All of this would mean little if the songs weren't so good, but they are. "Jimmy Olsen's Blues" sets the template for the album - a lightly funky, but undeniably poppy groove, a deceptively simple yet snaky guitar riff, and Barron's cheekily stoned-funny lyrics, resolving into a mid-song haze of a jam. The sharper edge of "What Time Is It?" - with its ridiculous but oh-so-damn-catchy "what time is it? 4:30" call and response. The heavier lean into-the-jam songs like the droning "Refrigerator Car" and the Hendrix/Stevie Ray-riffage of "Shinbone Alley/Hard to Exist." The mind-blowing harmonica runs that a then still-mostly-unknown John Popper drops in as a guest on "More Than She Knows" and "Off My Line." And of course, the pure pop joys of "Two Princes" and "Little Miss Can't Be Wrong," songs melodically strong enough to sell that soon-to-be-much-mocked Peruvian hat and introduce the word "neo-hippie" to the country.
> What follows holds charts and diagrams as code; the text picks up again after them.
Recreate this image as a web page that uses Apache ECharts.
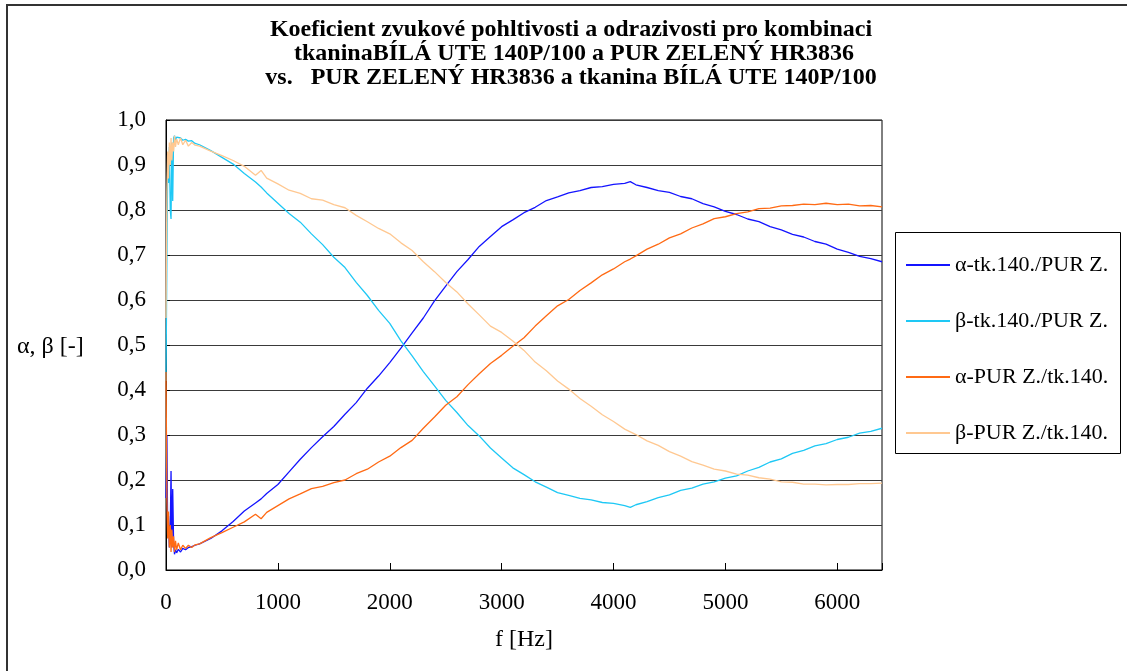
<!DOCTYPE html>
<html>
<head>
<meta charset="utf-8">
<script src="https://cdn.jsdelivr.net/npm/echarts@6/dist/echarts.min.js"></script>
<style>
  html, body { margin: 0; padding: 0; background: #fff; }
  #chart { width: 1127px; height: 671px; }
</style>
</head>
<body>
<div id="chart"></div>
<script>
// Frequency grid [Hz] shared by all four measured curves
const freqHz = [0, 8, 15, 22, 30, 38, 45, 52, 60, 68, 76, 85, 95, 110, 130, 150, 175, 200, 230, 260, 300,
  400, 500, 600, 700, 800, 850, 900, 1000, 1100, 1200, 1300, 1400, 1500, 1600, 1700, 1800, 1900, 2000,
  2100, 2200, 2300, 2400, 2500, 2600, 2700, 2800, 2900, 3000, 3100, 3200, 3300, 3400, 3500, 3600, 3700, 3800, 3900, 4000, 4100, 4150,
  4200, 4300, 4400, 4500, 4600, 4700, 4800, 4900, 5000, 5100, 5200, 5300, 5400, 5500, 5600, 5700, 5800, 5900, 6000, 6100, 6200, 6300, 6400];

// α – fabric 140 / PUR green
const alphaTkPur = [0.16, 0.30, 0.08, 0.12, 0.05, 0.09, 0.22, 0.05, 0.18, 0.06, 0.035, 0.045, 0.038, 0.046, 0.040, 0.048, 0.045, 0.050, 0.052, 0.055, 0.058,
  0.070, 0.087, 0.108, 0.131, 0.149, 0.158, 0.170, 0.190, 0.218, 0.246, 0.272, 0.296, 0.319, 0.346, 0.372, 0.404, 0.431, 0.461,
  0.493, 0.527, 0.560, 0.598, 0.631, 0.663, 0.690, 0.719, 0.741, 0.763, 0.778, 0.794, 0.806, 0.821, 0.829, 0.838, 0.843, 0.850, 0.852, 0.857, 0.859, 0.863,
  0.856, 0.850, 0.843, 0.839, 0.830, 0.825, 0.814, 0.807, 0.797, 0.790, 0.780, 0.774, 0.763, 0.756, 0.746, 0.740, 0.730, 0.724, 0.713, 0.706, 0.697, 0.692, 0.685];

// β – fabric 140 / PUR green
const betaTkPur = [0.42, 0.70, 0.90, 0.86, 0.94, 0.80, 0.78, 0.95, 0.82, 0.96, 0.965, 0.955, 0.962, 0.958, 0.960, 0.955, 0.957, 0.953, 0.954, 0.948, 0.945,
  0.932, 0.917, 0.902, 0.881, 0.862, 0.851, 0.838, 0.815, 0.792, 0.773, 0.747, 0.723, 0.695, 0.672, 0.639, 0.610, 0.577, 0.548,
  0.509, 0.476, 0.441, 0.409, 0.377, 0.350, 0.321, 0.298, 0.271, 0.249, 0.227, 0.212, 0.196, 0.184, 0.172, 0.166, 0.159, 0.156, 0.150, 0.148, 0.143, 0.139,
  0.145, 0.152, 0.161, 0.167, 0.177, 0.182, 0.191, 0.196, 0.204, 0.209, 0.220, 0.228, 0.240, 0.247, 0.259, 0.266, 0.276, 0.281, 0.290, 0.295, 0.304, 0.308, 0.315];

// α – PUR green / fabric 140
const alphaPurTk = [0.44, 0.16, 0.07, 0.13, 0.05, 0.10, 0.04, 0.09, 0.05, 0.075, 0.04, 0.065, 0.045, 0.060, 0.045, 0.055, 0.048, 0.055, 0.050, 0.056, 0.058,
  0.072, 0.083, 0.095, 0.107, 0.124, 0.114, 0.128, 0.143, 0.158, 0.169, 0.181, 0.186, 0.194, 0.200, 0.214, 0.224, 0.240, 0.253,
  0.272, 0.288, 0.315, 0.340, 0.366, 0.385, 0.412, 0.436, 0.459, 0.477, 0.497, 0.516, 0.542, 0.565, 0.587, 0.601, 0.621, 0.638, 0.656, 0.669, 0.685, 0.691,
  0.698, 0.713, 0.724, 0.738, 0.747, 0.760, 0.769, 0.781, 0.785, 0.792, 0.796, 0.803, 0.804, 0.809, 0.810, 0.813, 0.812, 0.815, 0.812, 0.813, 0.809, 0.810, 0.807];

// β – PUR green / fabric 140
const betaPurTk = [0.56, 0.84, 0.93, 0.87, 0.95, 0.90, 0.96, 0.91, 0.95, 0.93, 0.965, 0.94, 0.958, 0.945, 0.960, 0.945, 0.955, 0.942, 0.950, 0.944, 0.942,
  0.931, 0.921, 0.910, 0.897, 0.877, 0.888, 0.871, 0.858, 0.844, 0.837, 0.825, 0.822, 0.812, 0.805, 0.788, 0.774, 0.759, 0.747,
  0.727, 0.710, 0.685, 0.663, 0.639, 0.618, 0.591, 0.567, 0.542, 0.528, 0.509, 0.488, 0.462, 0.443, 0.420, 0.402, 0.381, 0.364, 0.345, 0.330, 0.313, 0.307,
  0.301, 0.287, 0.277, 0.263, 0.253, 0.241, 0.233, 0.224, 0.220, 0.213, 0.211, 0.205, 0.202, 0.196, 0.195, 0.191, 0.191, 0.189, 0.190, 0.190, 0.192, 0.192, 0.193];

const seriesNames = ['α-tk.140./PUR Z.', 'β-tk.140./PUR Z.', 'α-PUR Z./tk.140.', 'β-PUR Z./tk.140.'];
const seriesColors = ['#1414ff', '#1ec8f5', '#ff6a14', '#ffc891'];
const seriesValues = [alphaTkPur, betaTkPur, alphaPurTk, betaPurTk];

const titleLines = [
  'Koeficient zvukové pohltivosti a odrazivosti pro kombinaci',
  ' tkaninaBÍLÁ UTE 140P/100 a PUR ZELENÝ HR3836',
  'vs.   PUR ZELENÝ HR3836 a tkanina BÍLÁ UTE 140P/100'
];

const serif = '"Liberation Serif", "Times New Roman", serif';

const chart = echarts.init(document.getElementById('chart'), null, { renderer: 'canvas' });

chart.setOption({
  animation: false,
  backgroundColor: '#ffffff',
  title: {
    text: titleLines.join('\n'),
    left: 566,
    top: 13,
    textAlign: 'center',
    textStyle: { fontFamily: serif, fontSize: 24, fontWeight: 'bold', color: '#000', lineHeight: 24 }
  },
  grid: {
    left: 166, top: 120, width: 716, height: 450,
    show: true, borderColor: '#000', borderWidth: 1, backgroundColor: '#fff'
  },
  legend: {
    orient: 'vertical',
    left: 906,
    top: 254,
    padding: 0,
    itemGap: 34,
    itemWidth: 44,
    itemHeight: 2,
    icon: 'rect',
    selectedMode: false,
    data: seriesNames,
    textStyle: { fontFamily: serif, fontSize: 22, color: '#000', lineHeight: 20 }
  },
  xAxis: {
    type: 'value',
    min: 0, max: 6400, interval: 1000,
    name: 'f [Hz]',
    nameLocation: 'middle',
    nameGap: 58,
    nameTextStyle: { fontFamily: serif, fontSize: 24, color: '#000' },
    axisLine: { lineStyle: { color: '#000', width: 1 } },
    axisTick: { inside: true, length: 7, lineStyle: { color: '#000' } },
    axisLabel: {
      margin: 21,
      fontFamily: serif, fontSize: 23, color: '#000',
      formatter: v => (v % 1000 === 0 ? String(v) : '')
    },
    splitLine: { show: false }
  },
  yAxis: {
    type: 'value',
    min: 0, max: 1, interval: 0.1,
    axisLine: { show: true, lineStyle: { color: '#000', width: 1 } },
    axisTick: { inside: true, length: 4, lineStyle: { color: '#000' } },
    axisLabel: {
      margin: 20,
      fontFamily: serif, fontSize: 23, color: '#000',
      formatter: v => v.toFixed(1).replace('.', ',')
    },
    splitLine: { show: true, lineStyle: { color: '#3a3a3a', width: 1 } }
  },
  graphic: [
    {
      type: 'rect', silent: true,
      shape: { x: 7, y: 5, width: 1400, height: 900 },
      style: { fill: 'none', stroke: '#333', lineWidth: 2 }
    },
    {
      type: 'rect', silent: true,
      shape: { x: 895.5, y: 232.5, width: 225, height: 221 },
      style: { fill: 'none', stroke: '#000', lineWidth: 1 }
    },
    {
      type: 'text', silent: true,
      x: 17, y: 347,
      style: { text: 'α, β [-]', fontFamily: serif, fontSize: 24, fill: '#000', verticalAlign: 'middle' }
    }
  ],
  series: seriesNames.map((name, k) => ({
    name,
    type: 'line',
    symbol: 'none',
    showSymbol: false,
    color: seriesColors[k],
    lineStyle: { color: seriesColors[k], width: 1.3 },
    data: freqHz.map((f, i) => [f, seriesValues[k][i]])
  }))
});
</script>
</body>
</html>
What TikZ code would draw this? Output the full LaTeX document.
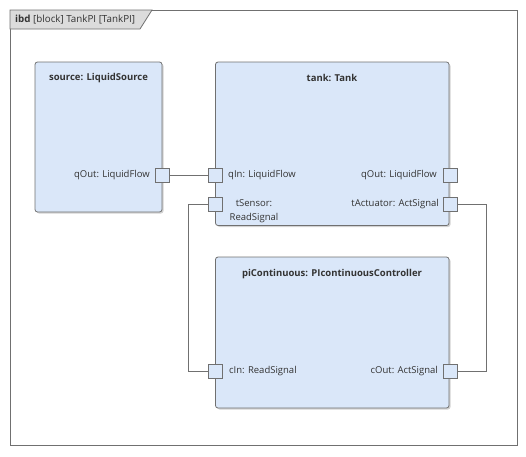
\documentclass[tikz,border=0pt]{standalone}
\usepackage{fontspec}
\setmainfont{Open Sans}
\usetikzlibrary{shadows}
\definecolor{blk}{HTML}{DAE7F9}
\definecolor{edge}{HTML}{707070}
\definecolor{tab}{HTML}{DCDCDC}
\begin{document}
\begin{tikzpicture}[x=1pt,y=-1pt,
  blockbox/.style={draw=edge,fill=blk,rounded corners=2.5pt,line width=0.8pt,
     drop shadow={shadow xshift=1.5pt,shadow yshift=-1.5pt,opacity=0.35}},
  portbox/.style={draw=edge,fill=blk,line width=0.8pt,minimum size=14pt,inner sep=0pt},
  lbl/.style={font=\fontsize{9.5}{14}\selectfont,text=black!80,inner sep=0pt},
  ttl/.style={font=\bfseries\fontsize{9.5}{12}\selectfont,text=black!80,inner sep=0pt},
  wire/.style={draw=edge,line width=0.8pt}]
\useasboundingbox (0,0) rectangle (526,456);
% frame
\draw[edge,line width=0.8pt] (10,10) rectangle (517,445);
\draw[edge,line width=0.8pt,fill=tab] (10,10) -- (152,10) -- (140,29) -- (10,29) -- cycle;
\node[lbl,anchor=west,font=\fontsize{9.8}{12}\selectfont] (title) at (15,19.5) {\textbf{ibd} [block] TankPI [TankPI]};
% blocks
\path[blockbox] (35,62) rectangle (162,212);
\node[ttl] (srcT) at (98.5,78) {source: LiquidSource};
\path[blockbox] (215.5,62) rectangle (449,225.5);
\node[ttl] (tankT) at (332,78) {tank: Tank};
\path[blockbox] (215.5,257) rectangle (449,408);
\node[ttl] (ctrlT) at (332,274) {piContinuous: PIcontinuousController};
% ports
\node[portbox] (srcOut) at (162,175.5) {};
\node[portbox] (qIn) at (215.5,175.5) {};
\node[portbox] (tSensor) at (215.5,204.5) {};
\node[portbox] (tqOut) at (450.5,175.5) {};
\node[portbox] (tAct) at (450.5,204.5) {};
\node[portbox] (cIn) at (215.5,371) {};
\node[portbox] (cOut) at (450.5,371) {};
% labels
\node[lbl,anchor=east] (l1) at (150,175.5) {qOut: LiquidFlow};
\node[lbl,anchor=west] (l2) at (228,175.5) {qIn: LiquidFlow};
\node[lbl,align=center] (l3) at (254,211.5) {tSensor:\\ReadSignal};
\node[lbl,anchor=east] (l4) at (437,175.5) {qOut: LiquidFlow};
\node[lbl,anchor=east] (l5) at (439,204.5) {tActuator: ActSignal};
\node[lbl,anchor=west] (l6) at (229,371.5) {cIn: ReadSignal};
\node[lbl,anchor=east] (l7) at (438,371.5) {cOut: ActSignal};
% connectors
\coordinate (lx) at (188.5,0);
\coordinate (rx) at (486.5,0);
\draw[wire] (srcOut.east) -- (qIn.west);
\draw[wire] (tSensor.west) -- (tSensor.west -| lx) -- (cIn.west -| lx) -- (cIn.west);
\draw[wire] (tAct.east) -- (tAct.east -| rx) -- (cOut.east -| rx) -- (cOut.east);
\end{tikzpicture}
\end{document}
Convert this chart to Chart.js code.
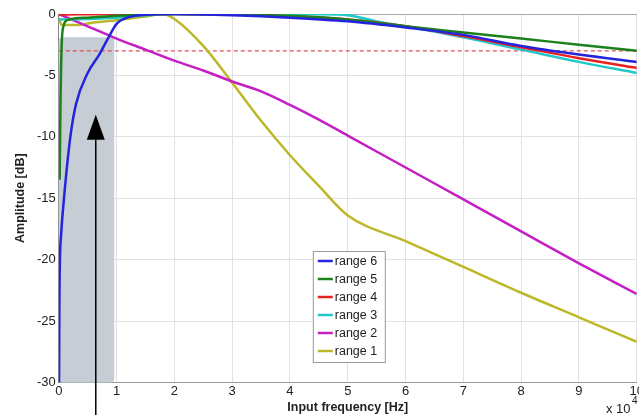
<!DOCTYPE html>
<html lang="en">
<head>
    <meta charset="UTF-8">
    <title>Amplitude vs input frequency</title>
    <script src="https://cdn.jsdelivr.net/npm/chart.js@4"></script>
    <style>
        body { margin: 0; background: #fff; overflow: hidden; }
        #wrap { width: 645px; height: 415px; }
    </style>
</head>
<body>
    <div id="wrap"><canvas id="myChart"></canvas></div>
<script>
    // frequency in units of 10^4 Hz, amplitude in dB
    const freqRange6 = [0.005, 0.01, 0.02, 0.04, 0.09, 0.2, 0.3, 0.5, 0.7, 0.85, 1.0, 1.15, 1.4, 2, 3, 4, 5, 6, 7, 8, 9, 10]
    const ampRange6  = [-30, -24, -20, -18, -15, -10, -7.3, -4.8, -3.3, -2, -0.8, -0.35, -0.1, 0, -0.1, -0.3, -0.6, -1.1, -1.7, -2.6, -3.3, -3.9]

    const freqRange5 = [0.015, 0.03, 0.05, 0.08, 0.15, 0.5, 1, 2, 3, 4, 5, 6, 7, 8, 9, 10]
    const ampRange5  = [-13.5, -7, -2.5, -1, -0.5, -0.3, -0.15, 0, -0.05, -0.15, -0.45, -1.0, -1.5, -2.0, -2.5, -3.0]

    const freqRange4 = [0, 1, 2, 3, 4, 5, 6, 7, 8, 9, 10]
    const ampRange4  = [-0.05, 0, 0, -0.05, -0.2, -0.45, -1.0, -1.8, -2.7, -3.6, -4.4]

    const freqRange3 = [0, 0.5, 1, 1.5, 2, 3, 4, 4.5, 5, 5.5, 6, 7, 8, 9, 10]
    const ampRange3  = [-0.45, -0.4, -0.3, -0.1, 0, 0, 0, -0.02, -0.1, -0.6, -1.0, -1.9, -2.9, -3.9, -4.8]

    const freqRange2 = [0, 0.5, 1, 1.5, 2, 2.5, 3, 3.5, 4, 4.5, 5, 6, 7, 8, 9, 10]
    const ampRange2  = [0, -1, -2, -2.9, -3.8, -4.6, -5.5, -6.3, -7.4, -8.6, -9.9, -12.5, -15.1, -17.7, -20.3, -22.8]

    const freqRange1 = [0, 0.05, 0.3, 0.6, 1, 1.5, 1.8, 2, 2.5, 3, 3.5, 4, 4.5, 5, 6, 7, 8, 9, 10]
    const ampRange1  = [-0.3, -0.9, -0.9, -0.7, -0.5, -0.2, 0, -0.4, -2.6, -5.6, -8.7, -11.5, -14, -16.4, -18.5, -20.6, -22.7, -24.7, -26.7]

    const thresholdDb = -3
    const shadedBand = { x0: 0, x1: 0.96, yTop: -1.9, yBottom: -30 }
    const arrowMark = { x: 0.64, tip: -8.2, base: -10.25 }

    const xTicks = [0, 1, 2, 3, 4, 5, 6, 7, 8, 9, 10]
    const yTicks = [0, -5, -10, -15, -20, -25, -30]

    const FONT = "'Liberation Sans', Arial, sans-serif"

    function pts(xs, ys) {
        return xs.map((x, i) => ({ x: x, y: ys[i] }))
    }

    function series(label, color, xs, ys) {
        return {
            label: label,
            data: pts(xs, ys),
            borderColor: color,
            backgroundColor: color,
            borderWidth: 2.5,
            pointRadius: 0,
            cubicInterpolationMode: 'monotone',
            fill: false
        }
    }

    // grey band under the curves, arrow + legend + multiplier on top
    const bandPlugin = {
        id: 'band',
        beforeDatasetsDraw(chart) {
            const ctx = chart.ctx
            const xs = chart.scales.x, ys = chart.scales.y
            const l = xs.getPixelForValue(shadedBand.x0)
            const r = xs.getPixelForValue(shadedBand.x1)
            const t = ys.getPixelForValue(shadedBand.yTop)
            const b = ys.getPixelForValue(shadedBand.yBottom)
            ctx.save()
            ctx.fillStyle = 'rgb(198, 205, 213)'
            ctx.beginPath()
            ctx.roundRect(l, t, r - l, b - t, 4)
            ctx.fill()
            ctx.restore()
        },
        afterDraw(chart) {
            const ctx = chart.ctx
            const xs = chart.scales.x, ys = chart.scales.y
            const ax = xs.getPixelForValue(arrowMark.x)
            const tip = ys.getPixelForValue(arrowMark.tip)
            const base = ys.getPixelForValue(arrowMark.base)
            ctx.save()
            ctx.strokeStyle = '#000'
            ctx.lineWidth = 1.5
            ctx.beginPath()
            ctx.moveTo(ax, chart.height)
            ctx.lineTo(ax, base)
            ctx.stroke()
            ctx.fillStyle = '#000'
            ctx.beginPath()
            ctx.moveTo(ax, tip)
            ctx.lineTo(ax - 9, base)
            ctx.lineTo(ax + 9, base)
            ctx.closePath()
            ctx.fill()

            // legend box inside the plot
            const area = chart.chartArea
            const lx = area.left + 254, ly = area.top + 237
            ctx.fillStyle = '#fff'
            ctx.fillRect(lx, ly, 72, 111)
            ctx.strokeStyle = '#999'
            ctx.lineWidth = 1
            ctx.strokeRect(lx + 0.5, ly + 0.5, 72, 111)
            ctx.font = '12.5px ' + FONT
            ctx.textBaseline = 'middle'
            const shown = chart.data.datasets.filter(d => d.label)
            shown.forEach((d, i) => {
                const y = ly + 10 + i * 18
                ctx.strokeStyle = d.borderColor
                ctx.lineWidth = 2.5
                ctx.beginPath()
                ctx.moveTo(lx + 5, y)
                ctx.lineTo(lx + 20, y)
                ctx.stroke()
                ctx.fillStyle = '#222'
                ctx.fillText(d.label, lx + 22, y + 1)
            })

            // x 10^4 multiplier
            ctx.fillStyle = '#222'
            ctx.font = '13px ' + FONT
            ctx.textBaseline = 'alphabetic'
            ctx.fillText('x 10', 606, 413)
            ctx.font = '10px ' + FONT
            ctx.fillText('4', 632, 404)
            ctx.restore()
        }
    }

    let ctx = document.getElementById('myChart').getContext('2d')
    let chart = new Chart(ctx, {
        type: 'line',
        data: {
            datasets: [
                series('range 6', '#2424dc', freqRange6, ampRange6),
                series('range 5', '#1c801c', freqRange5, ampRange5),
                series('range 4', '#e62222', freqRange4, ampRange4),
                series('range 3', '#22c8c8', freqRange3, ampRange3),
                series('range 2', '#c41ec4', freqRange2, ampRange2),
                series('range 1', '#bcb82a', freqRange1, ampRange1),
                {
                    label: '',
                    data: pts([xTicks[0], xTicks[xTicks.length - 1]], [thresholdDb, thresholdDb]),
                    borderColor: 'rgb(222, 80, 90)',
                    borderWidth: 1.2,
                    borderDash: [4, 3],
                    pointRadius: 0,
                    order: 10
                }
            ]
        },
        options: {
            responsive: true,
            maintainAspectRatio: false,
            animation: false,
            layout: { padding: { top: 14, left: 13, right: 0, bottom: 0 } },
            plugins: {
                legend: { display: false },
                tooltip: { enabled: false }
            },
            scales: {
                x: {
                    type: 'linear',
                    min: xTicks[0],
                    max: xTicks[xTicks.length - 1],
                    afterBuildTicks: (s) => { s.ticks = xTicks.map(v => ({ value: v })) },
                    ticks: { font: { family: FONT, size: 13 }, color: '#222', padding: 1 },
                    grid: { color: '#e2e2e2', drawTicks: false },
                    border: { color: '#999' },
                    title: {
                        display: true,
                        text: 'Input frequency [Hz]',
                        font: { family: FONT, size: 12.5, weight: 'bold' },
                        color: '#222',
                        padding: { top: 0, bottom: 0 }
                    }
                },
                y: {
                    min: yTicks[yTicks.length - 1],
                    max: yTicks[0],
                    afterBuildTicks: (s) => { s.ticks = yTicks.slice().reverse().map(v => ({ value: v })) },
                    ticks: { font: { family: FONT, size: 13 }, color: '#222', padding: 3 },
                    grid: {
                        color: (c) => c.tick && c.tick.value === 0 ? '#aaa' : '#e2e2e2',
                        drawTicks: false
                    },
                    border: { color: '#888' },
                    title: {
                        display: true,
                        text: 'Amplitude [dB]',
                        font: { family: FONT, size: 12.5, weight: 'bold' },
                        color: '#222',
                        padding: { top: 0, bottom: 6 }
                    }
                }
            }
        },
        plugins: [bandPlugin]
    })
</script>
</body>
</html>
It became easy to crap on Spin Doctors in the years that followed their success, as if alt rock radio was ashamed it had lost its collective mind over some jamband. And yet Spin Doctors blazed a path that plenty of other jambands followed without the same kind of blowback. Some hit the same radio-based bigtime (first Blues Traveller, then Dave Matthews Band), others elevated to a more sustained level of off-radio popularity (Phish, Widespread Panic). And Spin Doctors got brusquely pushed aside as yesterday's news - too poppy for the jam fans, too jammy for the pop kids, and nowhere near alt rock enough. But the strength of those three strands unabashedly mixed together is what makes this album so very good. The pop-rock sensibility is undeniable. The blues-rock and jam-funk riffs are rock solid. And Chris Barron singing about Lois Lane and "what a prince and lover ought to be" will still put a smile on your face. This was an album to throw on and party with, so drink a beer or light a joint and take a spin with Pocket Full of Kryptonite. Is it *the* album of 1991? Probably not. But if you want to vote to send it deep into the tournament, just go ahead now.